Accordingly, based upon the foregoing analysis, this Court must sustain the Trustee's objection to the Debtor's claim of exemption in her house located in Toledo, Ohio. In reaching the conclusions found herein, the Court has considered all of the evidence, exhibits and arguments of counsel, regardless of whether or not they are specifically referred to in this Opinion.
Accordingly, it is
ORDERED that the Trustee's Objection to the Debtor's Claim of exemption in her Toledo, Ohio house, pursuant to 11 U.S.C. § 522(d)(1), be, and is hereby, SUSTAINED.

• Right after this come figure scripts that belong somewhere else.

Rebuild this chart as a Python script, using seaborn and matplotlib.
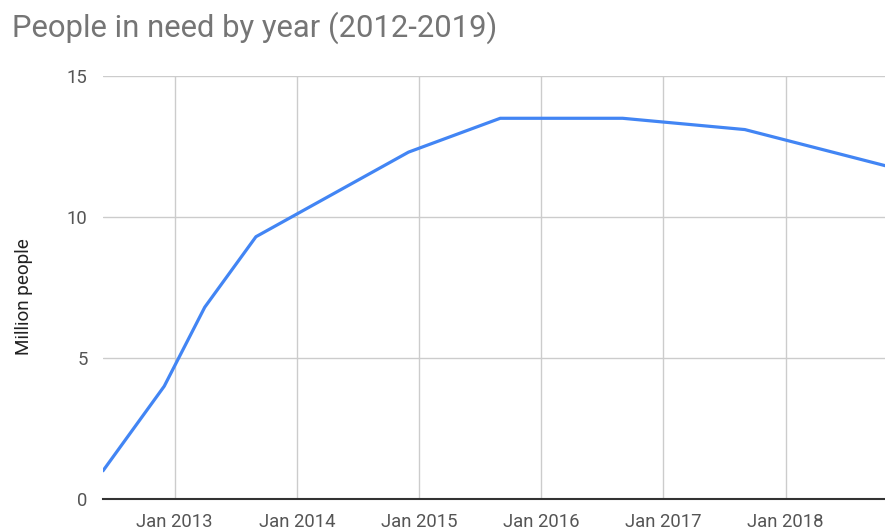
import matplotlib
matplotlib.use("Agg")
import matplotlib.pyplot as plt
import matplotlib.dates as mdates
import seaborn as sns
import pandas as pd

dates = ["2012-06-01", "2012-12-01", "2013-04-01", "2013-09-01", "2014-12-01",
         "2015-09-01", "2016-09-01", "2017-09-01", "2018-11-01"]
people = [1.0, 4.0, 6.8, 9.3, 12.3, 13.5, 13.5, 13.1, 11.8]
tick_years = [2013, 2014, 2015, 2016, 2017, 2018]
y_ticks = [0, 5, 10, 15]

df = pd.DataFrame({"date": pd.to_datetime(dates), "people": people})

sns.set_style("white")
plt.rcParams["font.family"] = ["Roboto", "DejaVu Sans"]

fig = plt.figure(figsize=(8.85, 5.31), dpi=100)
ax = fig.add_axes([0.1164, 0.0603, 0.8836, 0.7966])

sns.lineplot(data=df, x="date", y="people", ax=ax, color="#4285F4", linewidth=2.3)

ax.set_xlim(pd.Timestamp("2012-06-01"), pd.Timestamp("2018-10-25"))
ax.set_ylim(0, 15)
ax.set_yticks(y_ticks)
ax.set_xticks([pd.Timestamp(f"{y}-01-01") for y in tick_years])
ax.xaxis.set_major_formatter(mdates.DateFormatter("Jan %Y"))

ax.grid(True, color="#cccccc", linewidth=1)
ax.set_axisbelow(True)
for s in ["top", "right", "left"]:
    ax.spines[s].set_visible(False)
ax.spines["bottom"].set_color("#333333")
ax.spines["bottom"].set_linewidth(1.5)
ax.tick_params(axis="both", length=0, colors="#555555", labelsize=13.3)
ax.tick_params(axis="y", pad=11)
ax.tick_params(axis="x", pad=10)

ax.set_xlabel("")
ax.set_ylabel("Million people", fontsize=13.6, color="#222222")
ax.yaxis.set_label_coords(-0.09, 0.4775)

fig.text(0.0135, 0.93, "People in need by year (2012-2019)", fontsize=22.3,
         color="#757575", ha="left", va="baseline")

fig.savefig("out.png", dpi=100)
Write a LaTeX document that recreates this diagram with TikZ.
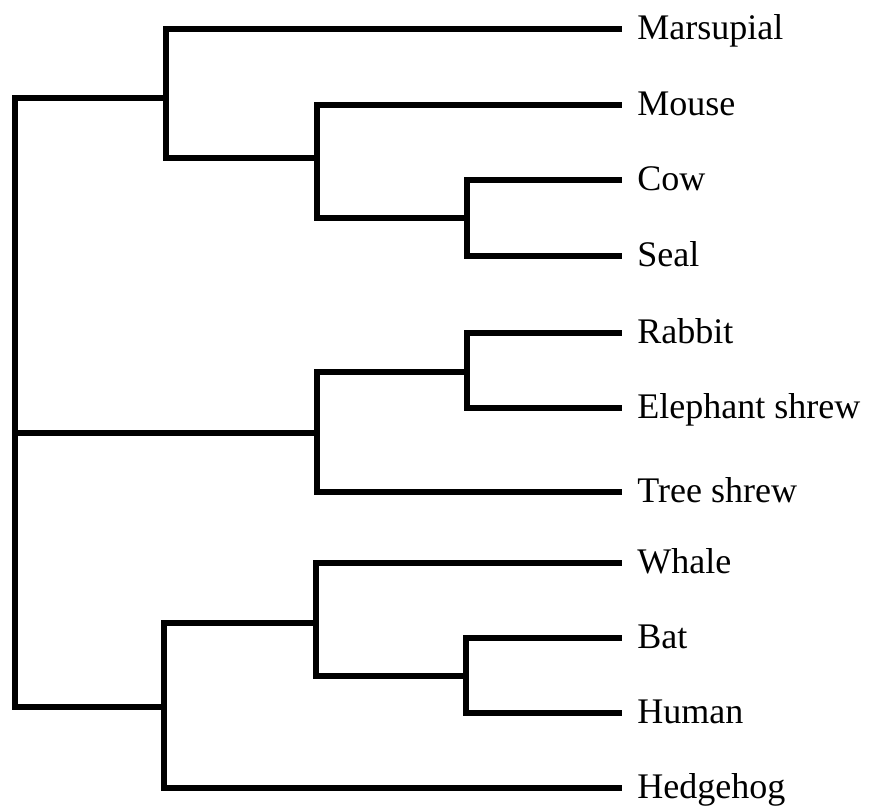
\documentclass[tikz,border=0pt]{standalone}
\usepackage{fontspec}
\setmainfont{Liberation Serif}
\usepackage{tikz}
\usetikzlibrary{positioning}

\begin{document}
\begin{tikzpicture}[x=0.02cm, y=-0.02cm,
    branch/.style={line width=0.11cm, line join=miter},
    taxon/.style={font=\fontsize{20.5}{24}\selectfont, inner sep=0pt,
                  text height=16.4pt, text depth=4.5pt}]
  \useasboundingbox (0,0) rectangle (871,810);

  % Leaf tips and their names
  \foreach \name/\y/\txt in {marsupial/29/Marsupial, mouse/105/Mouse,
      cow/180/Cow, seal/256/Seal, rabbit/333/Rabbit,
      eshrew/408/Elephant shrew, tshrew/492/Tree shrew, whale/563/Whale,
      bat/638/Bat, human/713/Human, hedgehog/788/Hedgehog} {
    \coordinate (\name) at (622,\y);
    \node[taxon, right=0.3cm of \name] (\name-lbl) {\txt};
  }

  % Inner nodes (where each joins its parent)
  \coordinate (root) at (15,433);
  \coordinate (a) at (166,98);
  \coordinate (b) at (317,158);
  \coordinate (c) at (467,218);
  \coordinate (d) at (317,433);
  \coordinate (e) at (467,372);
  \coordinate (g) at (164,707);
  \coordinate (h) at (316,623);
  \coordinate (i) at (466,676);

  % Branches
  \draw[branch] (root) |- (a);
  \draw[branch] (root) -- (d);
  \draw[branch] (root) |- (g);

  \draw[branch] (a) |- (marsupial);
  \draw[branch] (a) |- (b);
  \draw[branch] (b) |- (mouse);
  \draw[branch] (b) |- (c);
  \draw[branch] (c) |- (cow);
  \draw[branch] (c) |- (seal);

  \draw[branch] (d) |- (e);
  \draw[branch] (d) |- (tshrew);
  \draw[branch] (e) |- (rabbit);
  \draw[branch] (e) |- (eshrew);

  \draw[branch] (g) |- (h);
  \draw[branch] (g) |- (hedgehog);
  \draw[branch] (h) |- (whale);
  \draw[branch] (h) |- (i);
  \draw[branch] (i) |- (bat);
  \draw[branch] (i) |- (human);

\end{tikzpicture}
\end{document}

It is FURTHER ORDERED that the Trustee's Objection to the Debtor's claim of exemption in past due rents, pursuant to 11 U.S.C. § 522(d)(5), be, and is hereby, DISMISSED without prejudice.
NOTES
[1] As a resident of Michigan, the Debtor along with her bankruptcy petition also filed a contemporaneous motion for a change of venue to the Northern District of Ohio, Western Division, which this Court granted.
[2] Pursuant to § 522(b), a debtor's right to claim an exemption in bankruptcy is determined by the state in which the debtor is domiciled. See In re Vaughan, 188 B.R. 234, 237 (Bankr.E.D.Ky.1995) (holding that the terms residence and domicile are not the same thing, but that a debtor may only claim an exemption in property where he is domiciled). Some states like Michigan permit their citizens to pick the exemptions afforded by the Bankruptcy Code. However, most states, including Ohio, have elected to "optout" of the federal bankruptcy exemption scheme, and confine their citizens in bankruptcy to the exemptions provided for by applicable state law.
[3] For example, under Ohio law an individual debtor is only entitled to claim a Five Thousand dollar ($5,000.00) exemption in their house. O.R.C. § 2329.66(A)(1)(b).